Small business loan rates are based on the same application factors as personal loan rates. These factors include: credit score, total debt, income, and potential future stability. Initially, a small business loan will be distributed in the name of a business owner, and the owner's personal information will be required. Once a business has been operating for some time, a business owner can begin to rely more on the business's own credit to determine loan rates.

Credit Score

A business owner's credit score will be used on an initial funding application. The score should be above 700 to fit into the "low risk" zone. A score of 650 to 700 may be acceptable, but higher rates will be charged on the loan. A score under 650 will likely mean the business owner has to seek a specific high risk loan. In this case, the highest possible small business loan rates will be assessed. Once a business has been in operation for a number of years, it will generate its own credit associated with a tax payer ID. As a business pays its bills, it becomes a whole entity, allowing the business to stand alone on a future loan application.

Total Debt

The debt of a person is considered on a personal loan application; the debt of a business is considered on a business loan application. Debts can include rent of a facility, the cost of operating the business and debts to vendors. For a new business, personal debts of the business owner will be considered. The higher a person's debt compared to his or her income, the lower the limits on the loan and the higher the interest rate. High monthly payments or a high down payment may also be required to overcome the threat of default.

Income and Assets

The income of a business is essential in assuring the lender a loan will not go into default. If a business has not been in operation, then income will be estimated in a business plan, detailed in the next section. If a business has been in operation, then previous financial records will be used to determine its fiscal strength. Any assets, including machinery, electronics and equipment can be used to enhance a financial profile and reduce loan rates. For a sole business owner applying for a new loan, personal assets like a home or vehicle can be used on an application. It is better to not use personal assets for collateral on a business loan, however.

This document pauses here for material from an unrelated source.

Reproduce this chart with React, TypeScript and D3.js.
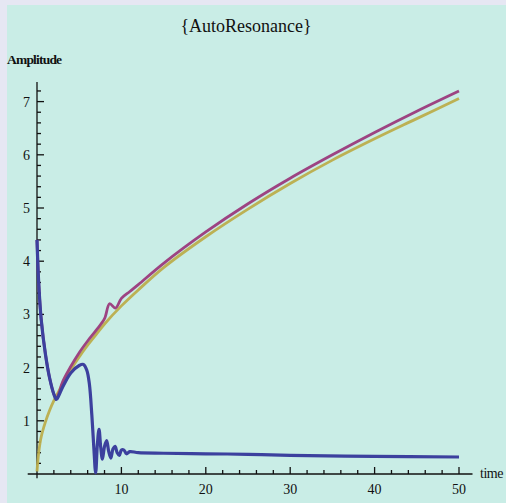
import React from 'react';
import * as d3 from 'd3';

// series: [time, amplitude]
const blueSeries: [number, number][] = [
  [0, 4.4], [0.2, 3.6], [0.5, 2.9], [1, 2.25], [1.5, 1.8], [2, 1.5], [2.3, 1.4],
  [2.6, 1.48], [3, 1.62], [4, 1.9], [5, 2.04], [5.5, 2.06], [5.9, 1.95], [6.2, 1.7],
  [6.5, 1.1], [6.75, 0.45], [6.95, 0.02], [7.15, 0.55], [7.35, 0.84], [7.55, 0.5],
  [7.75, 0.28], [8.0, 0.52], [8.25, 0.63], [8.5, 0.42], [8.75, 0.3], [9.0, 0.47],
  [9.25, 0.52], [9.5, 0.4], [9.75, 0.35], [10.0, 0.45], [10.3, 0.45], [10.6, 0.38],
  [11, 0.42], [12, 0.4], [15, 0.39], [20, 0.38], [25, 0.37], [30, 0.35], [40, 0.33], [50, 0.32]
];

const purpleSeries: [number, number][] = [
  [0, 4.4], [0.2, 3.6], [0.5, 2.9], [1, 2.25], [1.5, 1.8], [2, 1.5], [2.3, 1.42],
  [2.6, 1.52], [3, 1.72], [4, 2.02], [5, 2.28], [6, 2.5], [7, 2.7], [8, 2.92],
  [8.6, 3.2], [9.3, 3.12], [10, 3.3], [11, 3.43], [12, 3.56], [15, 3.96], [20, 4.55],
  [25, 5.08], [30, 5.56], [35, 6.0], [40, 6.42], [45, 6.82], [50, 7.2]
];

const yellowSeries: [number, number][] = [
  [0, 0.05], [0.2, 0.4], [0.5, 0.7], [1, 0.98], [1.5, 1.2], [2, 1.38], [3, 1.68],
  [4, 1.96], [5, 2.2], [6, 2.42], [7, 2.62], [8, 2.82], [10, 3.16], [12, 3.46],
  [15, 3.88], [20, 4.46], [25, 4.98], [30, 5.46], [35, 5.9], [40, 6.3], [45, 6.68], [50, 7.06]
];

const xTicks = [10, 20, 30, 40, 50];
const yTicks = [1, 2, 3, 4, 5, 6, 7];

const W = 506;
const H = 503;

export default function App() {
  const x = d3.scaleLinear().domain([0, 50]).range([37, 459]);
  const y = d3.scaleLinear().domain([0, 7]).range([474, 101.6]);

  const line = d3.line<[number, number]>()
    .x(d => x(d[0]))
    .y(d => y(d[1]))
    .curve(d3.curveCatmullRom.alpha(0.5));

  const xMinor = d3.range(2, 51, 2).filter(v => v % 10 !== 0);
  const yMinor = d3.range(1, 37).map(i => i * 0.2).filter(v => Math.abs(v - Math.round(v)) > 0.01);

  const font = '"Liberation Serif", "DejaVu Serif", serif';

  return (
    <svg width={W} height={H} style={{ position: 'absolute', left: 0, top: 0 }}>
      <rect x={0} y={0} width={W} height={H} fill="#e6e7f3" />
      <rect x={7} y={5} width={W - 7} height={H - 5} fill="#c9ede6" />

      <text x={246} y={32} textAnchor="middle" fontFamily={font} fontSize={18} fill="#111">
        {'{AutoResonance}'}
      </text>
      <text x={7} y={64} fontFamily={font} fontSize={13.5} fontWeight="bold" letterSpacing={-0.8} fill="#111">
        Amplitude
      </text>

      {/* axes */}
      <g stroke="#111" strokeWidth={1.3} fill="none">
        <line x1={x(-1.1)} x2={x(51.6)} y1={y(0)} y2={y(0)} />
        <line x1={x(0)} x2={x(0)} y1={y(-0.08)} y2={y(7.37)} />
        {xTicks.map(t => (
          <line key={'xM' + t} x1={x(t)} x2={x(t)} y1={y(0)} y2={y(0) - 7} />
        ))}
        {xMinor.map(t => (
          <line key={'xm' + t} x1={x(t)} x2={x(t)} y1={y(0)} y2={y(0) - 4} />
        ))}
        {yTicks.map(t => (
          <line key={'yM' + t} x1={x(0)} x2={x(0) + 7} y1={y(t)} y2={y(t)} />
        ))}
        {yMinor.map(t => (
          <line key={'ym' + t} x1={x(0)} x2={x(0) + 4} y1={y(t)} y2={y(t)} />
        ))}
      </g>

      {xTicks.map(t => (
        <text key={'xl' + t} x={x(t)} y={y(0) + 20} textAnchor="middle" fontFamily={font} fontSize={14} fill="#111">
          {t}
        </text>
      ))}
      {yTicks.map(t => (
        <text key={'yl' + t} x={x(0) - 7} y={y(t) + 5} textAnchor="end" fontFamily={font} fontSize={14} fill="#111">
          {t}
        </text>
      ))}
      <text x={480} y={478} fontFamily={font} fontSize={14} letterSpacing={-0.5} fill="#111">time</text>

      {/* curves */}
      <path d={line(yellowSeries) ?? ''} fill="none" stroke="#bcae4c" strokeWidth={2.8} strokeOpacity={0.95} />
      <path d={line(purpleSeries) ?? ''} fill="none" stroke="#9b3a7c" strokeWidth={2.8} strokeOpacity={0.95} />
      <path d={line(blueSeries) ?? ''} fill="none" stroke="#3c409e" strokeWidth={3.2} strokeLinejoin="round" />
    </svg>
  );
}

Potential Future Stability

One area where business loan rates differ from personal loan rates is how future stability is determined on the application. For an individual, this is determined by income. For a business, this is partially reliant on a business plan. A business plan shows when and how profits are anticipated according to specific projections. Even a new business will have a business plan. The better the plan, the lower the loan rates initially quoted. Weak plans require more risk on behalf of the lender, so higher loan rates will be assessed.